Performance Evaluation of Distributed SQL Query Engines and Query Time Predictors
More Info
expand_more
Abstract
With the decrease in cost of storage and computation of public clouds, even small and medium enterprises (SMEs) are able to process large amounts of data. This causes businesses to increase the amounts of data they collect, to sizes that are difficult for traditional database management systems to handle. Distributed SQL Query Engines (DSQEs), which can easily handle these kind of data sizes, are therefore increasingly used in a variety of domains. Especially users in small companies with little expertise may face the challenge of selecting an appropriate engine for their specific applications. A second problem lies with the variable performance of DSQEs. While all of the state-of-the-art DSQEs claim to have very fast response times, none of them has performance guarantees. This is a serious problem, because companies that use these systems as part of their business do need to provide these guarantees to their customers as stated in their Service Level Agreement (SLA). Although both industry and academia are attempting to come up with high level benchmarks, the performance of DSQEs has never been explored or compared in depth. We propose an empirical method for evaluating the performance of DSQEs with representative metrics, datasets, and system configurations. We implement a micro-benchmarking suite of three classes of SQL queries for both a synthetic and a real world dataset and we report response time, resource utilization, and scalability.

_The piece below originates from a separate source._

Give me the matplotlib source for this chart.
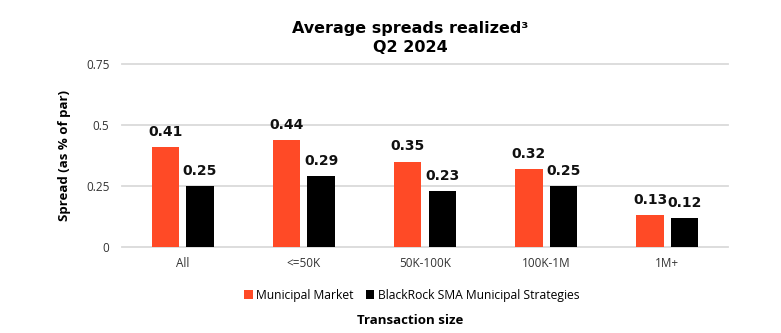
import matplotlib
matplotlib.use("Agg")
import matplotlib.pyplot as plt
import numpy as np

categories = ["All", "<=50K", "50K-100K", "100K-1M", "1M+"]
municipal_market = [0.41, 0.44, 0.35, 0.32, 0.13]
blackrock_sma = [0.25, 0.29, 0.23, 0.25, 0.12]
y_ticks = [0, 0.25, 0.5, 0.75]
y_tick_labels = ["0", "0.25", "0.5", "0.75"]

RED = "#FF4A26"
BLACK = "#000000"
FONT = ["Open Sans", "DejaVu Sans"]
BOLD_FONT = ["DejaVu Sans"]
plt.rcParams["font.family"] = FONT

fig = plt.figure(figsize=(7.81, 3.33), dpi=100)
ax = fig.add_axes([122 / 781, 86 / 333, 606 / 781, 183 / 333])

x = np.arange(len(categories))
w = 0.225
off = 0.143
b1 = ax.bar(x - off, municipal_market, w, color=RED, label="Municipal Market", zorder=3)
b2 = ax.bar(x + off, blackrock_sma, w, color=BLACK, label="BlackRock SMA Municipal Strategies", zorder=3)

for bars, vals in ((b1, municipal_market), (b2, blackrock_sma)):
    for rect, v in zip(bars, vals):
        ax.annotate(f"{v:.2f}", (rect.get_x() + rect.get_width() / 2, v),
                    xytext=(0, 8), textcoords="offset points",
                    ha="center", va="baseline", fontsize=10,
                    fontweight="bold", family=BOLD_FONT, color="#111111")

ax.set_xlim(-0.5, len(categories) - 0.5)
ax.set_ylim(0, 0.75)
ax.set_yticks(y_ticks)
ax.set_yticklabels(y_tick_labels)
ax.set_xticks(x)
ax.set_xticklabels(categories)
ax.tick_params(axis="both", length=0, labelsize=8.5, colors="#333333")
ax.tick_params(axis="y", pad=9)
ax.tick_params(axis="x", pad=7)
ax.grid(axis="y", color="#DADADA", linewidth=1.3, zorder=0)
for s in ax.spines.values():
    s.set_visible(False)
for gl in ax.get_ygridlines():
    gl.set_clip_on(False)

ax.set_ylabel("Spread (as % of par)", fontsize=9.5, fontweight="bold")
ax.yaxis.set_label_coords(-0.084, 0.5)

fig.text(410 / 781, 1 - 28 / 333, "Average spreads realized\u00b3", ha="center", va="center",
         fontsize=11.5, fontweight="bold", family=BOLD_FONT)
fig.text(410 / 781, 1 - 47 / 333, "Q2 2024", ha="center", va="center",
         fontsize=11.5, fontweight="bold", family=BOLD_FONT)

fig.legend(handles=[b1, b2], loc="center", bbox_to_anchor=(412 / 781, 1 - 295 / 333),
           ncol=2, frameon=False, fontsize=8.7, handlelength=0.7, handleheight=0.7,
           handletextpad=0.3, columnspacing=1.0)

fig.text(410 / 781, 1 - 321 / 333, "Transaction size", ha="center", va="center",
         fontsize=9.5, fontweight="bold")

fig.savefig("out.png", dpi=100, facecolor="white")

We use our micro-benchmarking suite to analyze and compare three state-of-the-art engines, viz. Shark, Impala, and Hive. We gain valuable insights for each engine and we present a comprehensive comparison of these DSQEs. We find that different query engines have widely varying performance: Hive is always being outperformed by the other engines, but whether Impala or Shark is the best performer highly depends on the query type. In addition to the performance evaluation of DSQEs, we evaluate three query time predictors of which two are using machine learning, viz. multiple linear regression and support vector regression. These query time predictors can be used as input for scheduling policies in DSQEs. The scheduling policies can then change query execution order based on the predictions (e.g., give precedence to queries that take less time to complete). We find that both machine learning based predictors have acceptable performance, while a baseline naive predictor is more than two times less accurate on average.